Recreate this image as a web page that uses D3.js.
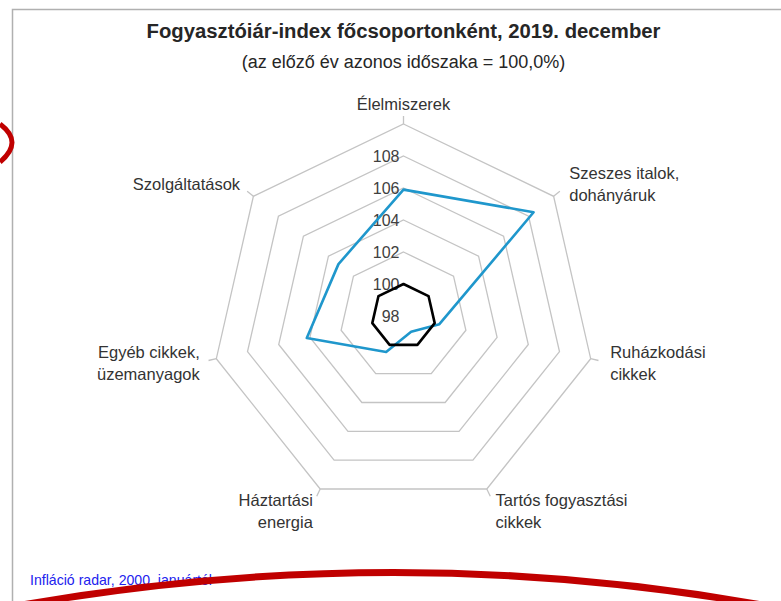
________
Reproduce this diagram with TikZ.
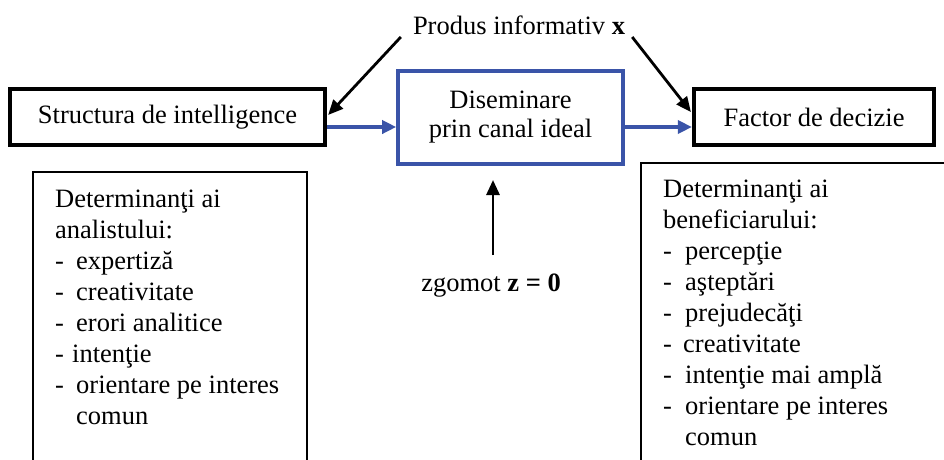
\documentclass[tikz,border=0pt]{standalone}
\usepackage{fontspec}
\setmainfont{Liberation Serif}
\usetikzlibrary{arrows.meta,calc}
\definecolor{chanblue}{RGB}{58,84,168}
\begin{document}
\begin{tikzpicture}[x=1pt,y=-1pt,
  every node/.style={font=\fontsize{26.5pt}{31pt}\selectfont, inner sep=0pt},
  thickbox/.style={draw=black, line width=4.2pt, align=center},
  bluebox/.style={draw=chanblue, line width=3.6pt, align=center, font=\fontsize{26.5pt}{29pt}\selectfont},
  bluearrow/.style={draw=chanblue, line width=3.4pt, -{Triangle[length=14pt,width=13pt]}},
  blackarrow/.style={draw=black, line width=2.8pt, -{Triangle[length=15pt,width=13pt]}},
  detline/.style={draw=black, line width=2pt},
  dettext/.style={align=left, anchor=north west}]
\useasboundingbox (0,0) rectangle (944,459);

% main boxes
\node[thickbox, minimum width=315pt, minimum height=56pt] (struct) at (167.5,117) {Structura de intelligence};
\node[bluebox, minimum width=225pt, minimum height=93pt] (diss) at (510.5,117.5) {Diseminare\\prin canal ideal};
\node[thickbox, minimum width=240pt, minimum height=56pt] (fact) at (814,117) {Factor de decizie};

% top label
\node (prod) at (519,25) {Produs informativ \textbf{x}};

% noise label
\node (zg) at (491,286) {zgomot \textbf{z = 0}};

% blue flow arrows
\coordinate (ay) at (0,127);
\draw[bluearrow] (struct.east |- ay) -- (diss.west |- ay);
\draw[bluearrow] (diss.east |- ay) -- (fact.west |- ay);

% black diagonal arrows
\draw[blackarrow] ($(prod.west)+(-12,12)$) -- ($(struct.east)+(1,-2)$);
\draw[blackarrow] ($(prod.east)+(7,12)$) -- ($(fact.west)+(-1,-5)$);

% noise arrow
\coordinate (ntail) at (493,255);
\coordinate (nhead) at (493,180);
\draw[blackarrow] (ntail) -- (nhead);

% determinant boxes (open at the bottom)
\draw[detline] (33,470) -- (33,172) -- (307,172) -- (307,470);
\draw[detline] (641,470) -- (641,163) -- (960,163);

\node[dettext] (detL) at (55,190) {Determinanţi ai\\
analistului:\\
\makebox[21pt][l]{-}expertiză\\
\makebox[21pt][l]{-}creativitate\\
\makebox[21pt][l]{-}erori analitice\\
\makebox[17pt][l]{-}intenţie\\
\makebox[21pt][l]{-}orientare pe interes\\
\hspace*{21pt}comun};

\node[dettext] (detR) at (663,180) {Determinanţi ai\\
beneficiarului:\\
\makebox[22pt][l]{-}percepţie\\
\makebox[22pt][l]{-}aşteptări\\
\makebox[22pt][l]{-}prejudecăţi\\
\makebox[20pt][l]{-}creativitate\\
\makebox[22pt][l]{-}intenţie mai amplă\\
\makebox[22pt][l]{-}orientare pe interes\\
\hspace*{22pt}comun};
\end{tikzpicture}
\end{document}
________
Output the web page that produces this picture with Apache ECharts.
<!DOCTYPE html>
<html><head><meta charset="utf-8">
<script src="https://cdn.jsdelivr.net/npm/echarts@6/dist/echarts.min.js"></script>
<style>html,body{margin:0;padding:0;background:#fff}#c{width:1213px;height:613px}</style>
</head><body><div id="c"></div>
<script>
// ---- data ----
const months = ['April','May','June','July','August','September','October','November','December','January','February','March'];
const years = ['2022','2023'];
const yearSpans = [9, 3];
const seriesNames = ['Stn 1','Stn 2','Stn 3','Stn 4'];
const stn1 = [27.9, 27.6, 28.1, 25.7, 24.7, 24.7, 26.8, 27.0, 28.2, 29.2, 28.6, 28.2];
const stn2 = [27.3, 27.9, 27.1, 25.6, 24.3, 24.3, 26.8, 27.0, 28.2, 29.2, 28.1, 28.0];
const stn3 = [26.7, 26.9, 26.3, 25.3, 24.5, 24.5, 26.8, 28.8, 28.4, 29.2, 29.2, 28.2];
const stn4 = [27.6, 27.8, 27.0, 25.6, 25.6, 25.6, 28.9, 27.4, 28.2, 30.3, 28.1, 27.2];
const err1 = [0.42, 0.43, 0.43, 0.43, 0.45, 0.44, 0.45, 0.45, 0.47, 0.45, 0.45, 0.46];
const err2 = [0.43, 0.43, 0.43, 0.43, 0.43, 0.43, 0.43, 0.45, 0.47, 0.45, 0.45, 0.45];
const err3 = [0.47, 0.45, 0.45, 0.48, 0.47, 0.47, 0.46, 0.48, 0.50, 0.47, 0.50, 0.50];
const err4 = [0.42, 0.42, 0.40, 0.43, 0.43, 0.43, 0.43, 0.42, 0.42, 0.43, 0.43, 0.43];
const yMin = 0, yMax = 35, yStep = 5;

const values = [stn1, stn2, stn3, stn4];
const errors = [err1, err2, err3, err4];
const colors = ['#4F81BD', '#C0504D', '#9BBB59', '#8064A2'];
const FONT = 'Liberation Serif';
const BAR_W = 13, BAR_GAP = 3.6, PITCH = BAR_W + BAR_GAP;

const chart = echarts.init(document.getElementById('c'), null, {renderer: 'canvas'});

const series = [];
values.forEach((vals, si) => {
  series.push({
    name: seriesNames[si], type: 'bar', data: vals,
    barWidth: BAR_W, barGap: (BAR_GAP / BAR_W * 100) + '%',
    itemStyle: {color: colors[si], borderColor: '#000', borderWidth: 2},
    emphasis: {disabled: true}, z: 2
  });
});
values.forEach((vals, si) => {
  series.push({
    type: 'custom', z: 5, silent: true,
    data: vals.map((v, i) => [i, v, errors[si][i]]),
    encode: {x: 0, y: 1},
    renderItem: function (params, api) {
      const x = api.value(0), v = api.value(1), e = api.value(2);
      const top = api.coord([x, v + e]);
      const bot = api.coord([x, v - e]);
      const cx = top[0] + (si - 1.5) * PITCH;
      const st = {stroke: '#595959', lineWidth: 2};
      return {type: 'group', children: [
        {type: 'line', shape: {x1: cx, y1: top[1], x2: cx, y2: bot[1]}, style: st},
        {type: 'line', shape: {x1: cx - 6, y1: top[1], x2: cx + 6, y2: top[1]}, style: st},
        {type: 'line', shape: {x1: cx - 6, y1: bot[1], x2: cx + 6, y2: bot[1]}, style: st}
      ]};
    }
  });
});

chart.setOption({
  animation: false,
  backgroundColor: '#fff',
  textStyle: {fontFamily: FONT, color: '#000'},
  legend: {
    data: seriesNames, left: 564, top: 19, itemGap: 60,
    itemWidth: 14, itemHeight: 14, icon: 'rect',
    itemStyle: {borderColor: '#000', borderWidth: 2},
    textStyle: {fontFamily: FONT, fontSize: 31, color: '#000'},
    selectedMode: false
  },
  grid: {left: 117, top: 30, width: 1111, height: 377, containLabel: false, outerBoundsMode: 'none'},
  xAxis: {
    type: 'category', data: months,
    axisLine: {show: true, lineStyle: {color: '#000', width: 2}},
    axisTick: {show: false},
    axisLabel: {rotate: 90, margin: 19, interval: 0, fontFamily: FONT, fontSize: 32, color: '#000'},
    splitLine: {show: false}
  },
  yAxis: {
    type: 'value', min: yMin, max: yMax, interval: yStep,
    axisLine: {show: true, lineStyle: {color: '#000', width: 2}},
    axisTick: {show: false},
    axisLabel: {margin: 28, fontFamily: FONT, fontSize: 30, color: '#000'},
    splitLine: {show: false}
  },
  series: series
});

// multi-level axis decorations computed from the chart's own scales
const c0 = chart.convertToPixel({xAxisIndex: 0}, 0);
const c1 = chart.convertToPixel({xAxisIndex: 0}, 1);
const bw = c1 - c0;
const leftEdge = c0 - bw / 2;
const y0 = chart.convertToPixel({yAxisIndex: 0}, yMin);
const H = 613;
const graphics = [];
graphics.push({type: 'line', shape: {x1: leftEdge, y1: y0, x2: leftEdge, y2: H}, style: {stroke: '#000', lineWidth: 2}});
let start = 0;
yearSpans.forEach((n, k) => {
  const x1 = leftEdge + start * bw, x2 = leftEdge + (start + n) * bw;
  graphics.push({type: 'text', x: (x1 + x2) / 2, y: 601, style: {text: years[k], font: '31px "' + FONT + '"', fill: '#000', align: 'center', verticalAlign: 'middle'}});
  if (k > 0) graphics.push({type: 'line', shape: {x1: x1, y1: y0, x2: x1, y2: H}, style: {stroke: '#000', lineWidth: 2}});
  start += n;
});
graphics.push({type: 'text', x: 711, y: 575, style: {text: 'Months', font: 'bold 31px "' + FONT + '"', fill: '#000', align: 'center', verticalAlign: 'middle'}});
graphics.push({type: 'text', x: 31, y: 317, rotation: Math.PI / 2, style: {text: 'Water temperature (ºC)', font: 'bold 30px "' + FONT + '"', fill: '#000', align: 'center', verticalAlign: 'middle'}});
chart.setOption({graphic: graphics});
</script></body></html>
________
WORK TO BE COMPLETED.
Copy every line from the records above that contains the word "with".

TASK ANSWER.
Reproduce this diagram with TikZ.
Output the web page that produces this picture with Apache ECharts.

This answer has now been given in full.